Чувство умиротворения и глубокого душевного равновесия, с которым выходим из храма после молитвы?

Ну, это последнее, вообще-то, называется благодатью, но, если не владеть терминологией… Тогда духовность.

Расскажу, как мне случилось однажды пережить особый случай концентрированной духовности. Я взялся редактировать для одного дружественного (тогда) издательства книжку Валерия Былинского «Адаптация». Работы было много, сделать её нужно было ещё вчера, я сидел на работе, не замечая, как то ли от монитора, то ли от сгустившихся за окном сумерек слезятся глаза. Никогда я не читал ни одной книжки с такой интенсивностью. А речь там шла о таких сложных вещах, как конец света, гибель героя и его беременной подруги, попадание на тот свет и Страшный Суд (как он на самом деле выглядит). Ясно, что такое чтение проняло меня до печёнок.

Я закончил работу, выключил компьютер, запер дверь и поплёлся к метро. От усталости, от кофе и впечатлений как-то нехорошо заболело сердце. И я почувствовал вдруг, что если сейчас умру, то это ничего, не страшно. Даже за жену и недавно родившегося сына. Потому что Бог есть.

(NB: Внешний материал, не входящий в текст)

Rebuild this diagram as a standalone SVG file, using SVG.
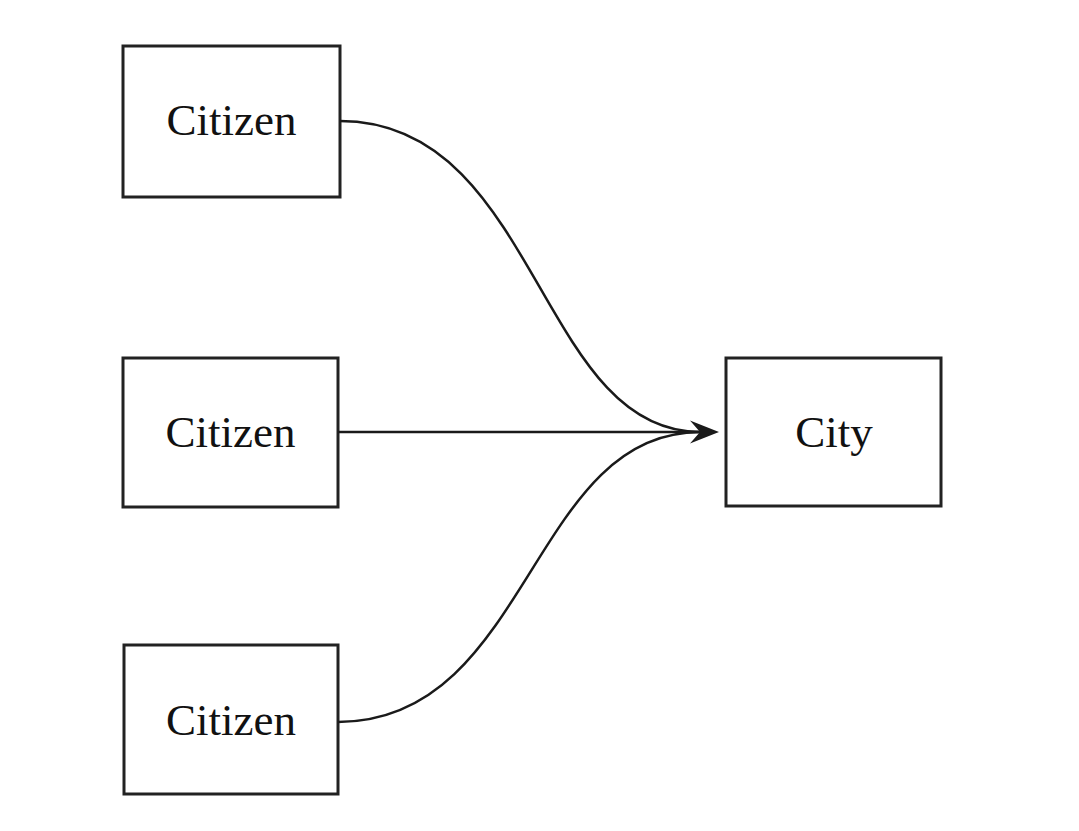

Не знаю, можно ли объяснить это чувство — когда смерть не страшна вообще. Чувство пронзительной благодарности, так скажем. Будто я уже умер, и Бог о них уже позаботился.

Я понял потом, что именно это чувство, наверное, испытывают верующие. Действительно верующие, а не те, кто так себя называет.

Это как влюблённость, долго жить под этим чувством нельзя — как под током. Оно должно превратиться во что-то будничное, спокойное. Но иногда его нужно вспоминать. Потому что без влюблённости нет любви. И всё такое.

Что стало причиной этого моего переживания? Прочитанная книга?

Не столько. После того, как книга была издана, я с удивлением узнал, что мало на кого она действует подобным образом. Наоборот, кажется напыщенной, пошлой, глупой. А некоторые особо наделённые интеллектуальной зоркостью читатели, вроде Вадима Андреевича Левенталя из Санкт-Петербурга, так даже усматривают в ней попытку религиозной пропаганды.

А похожим образом книга подействовала ещё на одного человека, у которого незадолго до того, как он её прочёл, умерла мать. И это сделало его (как меня моё долгое сидение на работе) временно духовным.

Депотенциализировало ситуацию духовности, как сказал бы Франсуа Лиотар, автор «La condition postmoderne».